Bistra (/sl/) is a dispersed settlement in the valley of Bistra Creek (from which it gets its name), a tributary of the Meža River, and the surrounding hills southwest of Črna na Koroškem in the Carinthia region in northern Slovenia. It is located near the Slovenia–Austria border.

==Etymology==
Bistra and names like it (e.g., Bistrica) are common in Slovene ethnic territory. Such names were originally hydronyms that were later applied to the settlements along rivers or streams with these names.

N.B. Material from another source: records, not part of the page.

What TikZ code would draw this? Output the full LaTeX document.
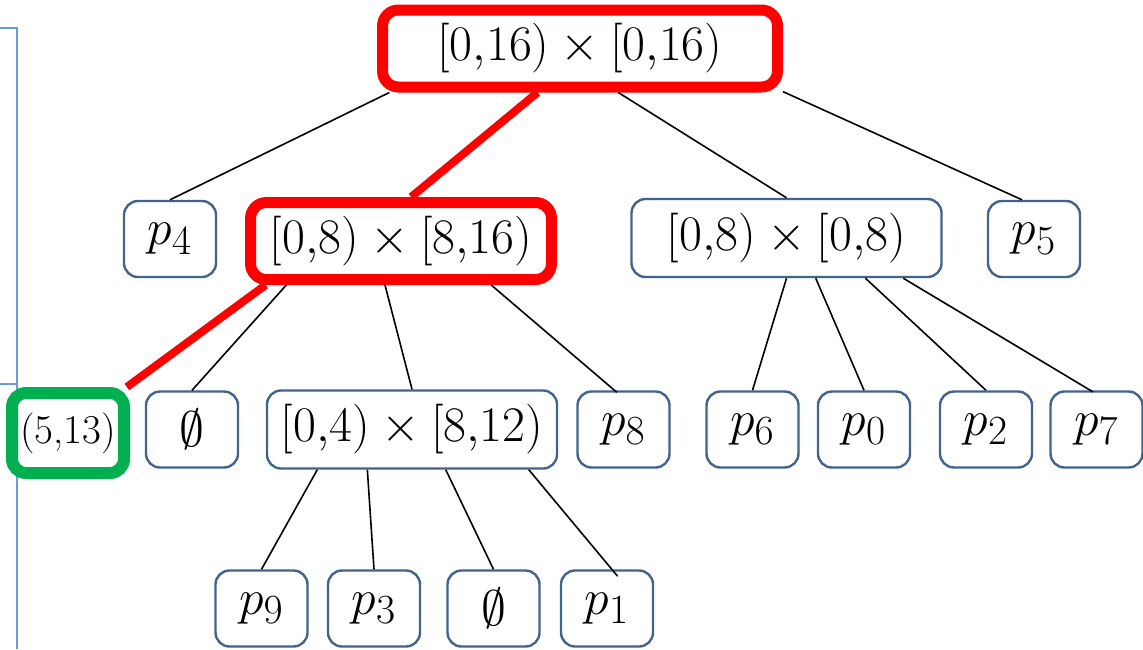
\documentclass[tikz,border=0pt]{standalone}
\definecolor{box-border}{HTML}{41648F}
\definecolor{path-red}{HTML}{FF0000}
\definecolor{hit-green}{HTML}{00B050}
\definecolor{frame-blue}{HTML}{6A9AD8}
\tikzset{
  leaf/.style={
    draw=box-border, line width=1.2pt, rounded corners=7pt,
    minimum width=46pt, minimum height=38pt, inner sep=0pt,
    font=\fontsize{24.88}{28}\selectfont
  },
  hot/.style={
    draw=path-red, line width=5.5pt, rounded corners=8pt,
    minimum height=38.5pt, inner sep=0pt, font=\fontsize{24.88}{28}\selectfont
  },
  found/.style={
    draw=hit-green, line width=6pt, rounded corners=7pt,
    minimum width=56pt, minimum height=40pt, inner sep=0pt,
    font=\fontsize{20.5}{24}\selectfont
  },
  link/.style={draw=black, line width=0.8pt},
  hotlink/.style={draw=path-red, line width=4pt},
  frame/.style={draw=frame-blue, line width=0.7pt}
}

\begin{document}
\begin{tikzpicture}[x=0.5pt, y=-0.5pt]
  \useasboundingbox (0,0) rectangle (1143,649);

  % ---- Left frame remains --------------------------------------------------
  \draw[frame] (0,28) -| (17,649);
  \draw[frame] (0,384) -- (17,384);

  % ---- Root and first level ------------------------------------------------
  \node[hot, minimum width=197.5pt] (root) at (580, 48.5) {$[0{,}16)\times[0{,}16)$};
  \node[leaf] (p4) at (170, 239) {$p_4$};
  \node[hot, minimum width=150.5pt] (nw) at (401, 241) {$[0{,}8)\times[8{,}16)$};
  \node[leaf, minimum width=155pt, minimum height=39pt] (sw) at (786.5, 238) {$[0{,}8)\times[0{,}8)$};
  \node[leaf] (p5) at (1034, 239) {$p_5$};

  % ---- Second level --------------------------------------------------------
  \node[found] (hit) at (68, 433) {(5,13)};
  \node[leaf] (empty1) at (192, 429.5) {$\emptyset$};
  \node[leaf, minimum width=145pt, minimum height=39pt] (nwsw) at (412, 429.5) {$[0{,}4)\times[8{,}12)$};
  \foreach \name/\x/\i in {p8/623.5/8, p6/752.5/6, p0/864/0, p2/986/2, p7/1096.5/7} {
    \node[leaf] (\name) at (\x, 429.5) {$p_{\i}$};
  }

  % ---- Third level ---------------------------------------------------------
  \foreach \name/\x/\i in {p9/261.5/9, p3/374/3, p1/607/1} {
    \node[leaf] (\name) at (\x, 608.5) {$p_{\i}$};
  }
  \node[leaf] (empty2) at (493.5, 608.5) {$\emptyset$};

  % ---- Connectors ----------------------------------------------------------
  \draw[link] (root.193) -- (p4.north);
  \draw[hotlink] (root.226) -- (nw.77);
  \draw[link] (root.311) -- (sw.north);
  \draw[link] (root.348) -- (p5.107);

  \draw[hotlink] (nw.198) -- (hit.38);
  \draw[link] (nw.201) -- (empty1.north);
  \draw[link] (nw.250) -- (nwsw.north);
  \draw[link, shorten >=-1.5pt] (nw.334) -- (p8.103);

  \draw[link] (sw.south) -- (p6.north);
  \draw[link] (sw.306) -- (p0.north);
  \draw[link] (sw.333) -- (p2.north);
  \draw[link, shorten >=-1.5pt] (sw.341) -- (p7.99);

  \draw[link] (nwsw.203) -- (p9.north);
  \draw[link] (nwsw.222) -- (p3.north);
  \draw[link] (nwsw.310) -- (empty2.north);
  \draw[link, shorten >=-4.5pt] (nwsw.341) -- (p1.83);

\end{tikzpicture}
\end{document}
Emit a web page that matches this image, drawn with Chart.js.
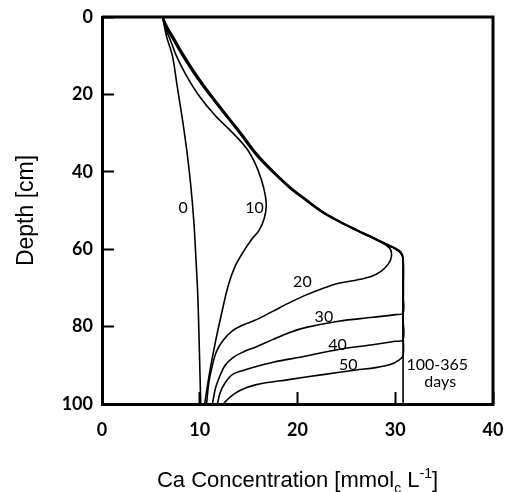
<!DOCTYPE html>
<html>
<head>
<meta charset="utf-8">
<script src="https://cdn.jsdelivr.net/npm/chart.js@4.4.1/dist/chart.umd.min.js"></script>
<style>
  html, body { margin: 0; padding: 0; background: #fff; }
</style>
</head>
<body>
<canvas id="caChart" width="512" height="492"></canvas>
<script>
// Axis ranges / ticks
const xTicks = [0, 10, 20, 30, 40];
const depthTicks = [0, 20, 40, 60, 80, 100];

// Ca profiles, [concentration, depth]
const day0 = [[6.2,0],[6.6,5],[7.2,10],[7.7,18],[8.2,26],[8.7,35],[9.1,44],[9.4,53],[9.6,62],[9.8,72],[9.95,85],[10.1,100]];
const day10 = [[6.2,0],[6.5,3],[7.0,6],[7.6,10],[8.6,15],[10.0,20.6],[11.6,25.5],[13.4,30],[14.8,34],[15.7,38],[16.3,42],[16.7,46],[16.8,49],[16.6,52],[16.1,55],[15.3,57.5],[14.5,60.5],[13.6,64.5],[12.9,69.5],[12.2,77],[11.6,84],[11.0,92],[10.5,100]];
const day20 = [[6.2,0],[6.6,3],[7.3,6],[8.1,9.5],[9.1,13.5],[10.2,17.5],[11.4,21.5],[12.8,26],[14.2,30.5],[15.7,35.5],[17.4,40],[19.1,44],[20.9,47.5],[22.6,50.6],[24.3,53],[25.9,55],[27.4,56.8],[28.7,58.4],[29.5,60],[29.6,62],[29.3,63.8],[28.6,65.6],[27.6,67],[26,68],[24.2,68.8],[22.5,70.2],[20.9,71.8],[19.2,73.8],[17.5,76],[15.8,78.2],[14.5,79.5],[13.4,81],[12.4,83.5],[11.7,86.5],[11.2,91],[10.9,95],[10.7,100]];
const day30 = [[6.2,0],[6.7,3],[7.4,6],[8.2,9.5],[9.2,13.5],[10.3,17.5],[11.5,21.5],[12.9,26],[14.3,30.5],[15.8,35.5],[17.5,40],[19.2,44],[21.0,47.5],[22.7,50.6],[24.4,53],[26,55],[27.5,56.8],[28.8,58.4],[29.8,59.6],[30.5,60.8],[30.8,62.5],[30.8,66],[30.8,72],[30.8,76.5],[30,76.9],[27.7,77.6],[24.2,78.6],[20.9,80.2],[19.2,81.5],[17.5,83.3],[15.8,85.2],[14.5,86.5],[13.4,88],[12.6,90],[12.1,92.5],[11.6,96],[11.3,100]];
const day40 = [[6.2,0],[6.7,3],[7.4,6],[8.2,9.5],[9.2,13.5],[10.3,17.5],[11.5,21.5],[12.9,26],[14.3,30.5],[15.8,35.5],[17.5,40],[19.2,44],[21.0,47.5],[22.7,50.6],[24.4,53],[26,55],[27.5,56.8],[28.8,58.4],[29.8,59.6],[30.5,60.8],[30.8,62.5],[30.8,70],[30.8,78],[30.8,83.4],[30,83.8],[27.7,84.7],[24.2,85.9],[20.9,87.6],[17.5,89.2],[15.8,90.3],[14.5,91.3],[13.4,92.3],[12.6,94.5],[12.1,97],[11.8,100]];
const day50 = [[6.2,0],[6.8,3],[7.5,6],[8.3,9.5],[9.3,13.5],[10.4,17.5],[11.6,21.5],[13.0,26],[14.4,30.5],[15.9,35.5],[17.6,40],[19.3,44],[21.1,47.5],[22.8,50.6],[24.5,53],[26.1,55],[27.6,56.8],[28.9,58.4],[29.9,59.6],[30.6,60.8],[30.8,62.5],[30.8,72],[30.8,82],[30.8,87.5],[30.3,88.8],[29.5,89.8],[28,90.6],[26,91.2],[22.6,92.4],[19.1,93.7],[15.8,95],[14.1,96.5],[13.1,98.2],[12.4,100]];
const day365 = [[6.2,0],[6.7,3],[7.4,6],[8.2,9.5],[9.2,13.5],[10.3,17.5],[11.5,21.5],[12.9,26],[14.3,30.5],[15.8,35.5],[17.5,40],[19.2,44],[21.0,47.5],[22.7,50.6],[24.4,53],[26,55],[27.5,56.8],[28.8,58.4],[29.8,59.6],[30.5,60.8],[30.8,62.5],[30.8,80],[30.8,100]];

const curves = [day0, day10, day20, day30, day40, day50, day365];
const curveNames = ['0', '10', '20', '30', '40', '50', '100-365'];

// text written next to the curves, anchored in data units
const curveNotes = [
  { text: '0', at: [8.3, 49.4] },
  { text: '10', at: [15.6, 49.4] },
  { text: '20', at: [20.5, 68.5] },
  { text: '30', at: [22.7, 77.5] },
  { text: '40', at: [24.1, 84.8] },
  { text: '50', at: [25.2, 89.9] },
  { text: '100-365', at: [34.3, 89.9] },
  { text: 'days', at: [34.6, 94.3] }
];

// box top/right, curve labels and x title with sub/superscript
const extras = {
  id: 'extras',
  afterDraw(chart) {
    const { ctx, chartArea: a, scales: { x, y } } = chart;
    ctx.save();
    ctx.strokeStyle = '#000';
    ctx.lineWidth = 3;
    ctx.beginPath();
    ctx.moveTo(a.left, a.top);
    ctx.lineTo(a.right, a.top);
    ctx.lineTo(a.right, a.bottom);
    ctx.stroke();

    ctx.fillStyle = '#000';
    ctx.font = '16px Lato';
    ctx.textAlign = 'center';
    ctx.textBaseline = 'middle';
    curveNotes.forEach(n => {
      ctx.fillText(n.text, x.getPixelForValue(n.at[0]), y.getPixelForValue(n.at[1]));
    });

    const parts = [
      { t: 'Ca Concentration [mmol', size: 22, dy: 0 },
      { t: 'c', size: 14, dy: 6 },
      { t: ' L', size: 22, dy: 0 },
      { t: '-1', size: 14, dy: -9 },
      { t: ']', size: 22, dy: 0 }
    ];
    ctx.textAlign = 'left';
    ctx.textBaseline = 'alphabetic';
    let total = 0;
    parts.forEach(p => {
      ctx.font = p.size + 'px "Liberation Sans"';
      p.w = ctx.measureText(p.t).width;
      total += p.w;
    });
    let px = (a.left + a.right) / 2 - total / 2;
    const base = 487;
    parts.forEach(p => {
      ctx.font = p.size + 'px "Liberation Sans"';
      ctx.fillText(p.t, px, base + p.dy);
      px += p.w;
    });
    ctx.restore();
  }
};

new Chart(document.getElementById('caChart'), {
  type: 'scatter',
  data: {
    datasets: curves.map((c, i) => ({
      label: curveNames[i],
      data: c.map(([cx, d]) => ({ x: cx, y: d })),
      showLine: true,
      borderColor: '#000',
      borderWidth: 1.6,
      pointRadius: 0,
      tension: 0.35,
      fill: false
    }))
  },
  options: {
    responsive: false,
    animation: false,
    layout: { padding: { top: 17, right: 19, left: 0, bottom: 0 } },
    plugins: { legend: { display: false }, tooltip: { enabled: false } },
    scales: {
      x: {
        type: 'linear',
        min: xTicks[0],
        max: xTicks[xTicks.length - 1],
        afterBuildTicks: s => { s.ticks = xTicks.map(v => ({ value: v })); },
        afterFit: s => { s.height = 88; s.paddingLeft = 0; s.paddingRight = 0; },
        border: { display: true, width: 3, color: '#000' },
        grid: { drawOnChartArea: false, drawTicks: true, tickLength: -12, tickWidth: 2, color: '#000' },
        ticks: { color: '#000', padding: 27, font: { family: 'Lato', weight: 'bold', size: 18 } },
        title: { display: false }
      },
      y: {
        type: 'linear',
        reverse: true,
        min: depthTicks[0],
        max: depthTicks[depthTicks.length - 1],
        afterBuildTicks: s => { s.ticks = depthTicks.map(v => ({ value: v })); },
        afterFit: s => { s.width = 102; s.paddingTop = 0; s.paddingBottom = 0; },
        border: { display: true, width: 3, color: '#000' },
        grid: { drawOnChartArea: false, drawTicks: true, tickLength: -12, tickWidth: 2, color: '#000' },
        ticks: { color: '#000', padding: 21, font: { family: 'Lato', weight: 'bold', size: 18 } },
        title: {
          display: true,
          text: 'Depth [cm]',
          color: '#000',
          padding: { top: 13, bottom: 0 },
          font: { family: 'Liberation Sans', size: 23, weight: 'normal' }
        }
      }
    }
  },
  plugins: [extras]
});
</script>
</body>
</html>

The names are derived from Slavic *bystra 'swiftly flowing (river)', from the Slavic adjective *bystrъ 'swiftly flowing, rushing'. Bistra is named after Bistra Creek, a left tributary of the Meža River.

== History ==
According to a local legend, the first Count of Celje and King Frederik I first visited the location in the mid-14th century. He arrived on horseback in the valley, and immediately expressed his admiration for its nature and scenery. He sat by the river for hours, when a bee landed on his shoulder. Frederik I was known to be an admirer of nature, and so from this moment he knew that he had to establish a settlement there. He decided to name the village Bistra. Frederik I continued to visit Bistra until his death in 1359.

== Geography ==
Bistra has a continental European climate, with cool winters and warm summers. The village has an elevation of around 847 m.

== Tourism ==
The Bistra Valley is known for its walking and hiking paths. Many hikers pass through the valley for its scenery, and it lies along some mountain hiking routes, such as to Mount Kordež (Kordeževa glava).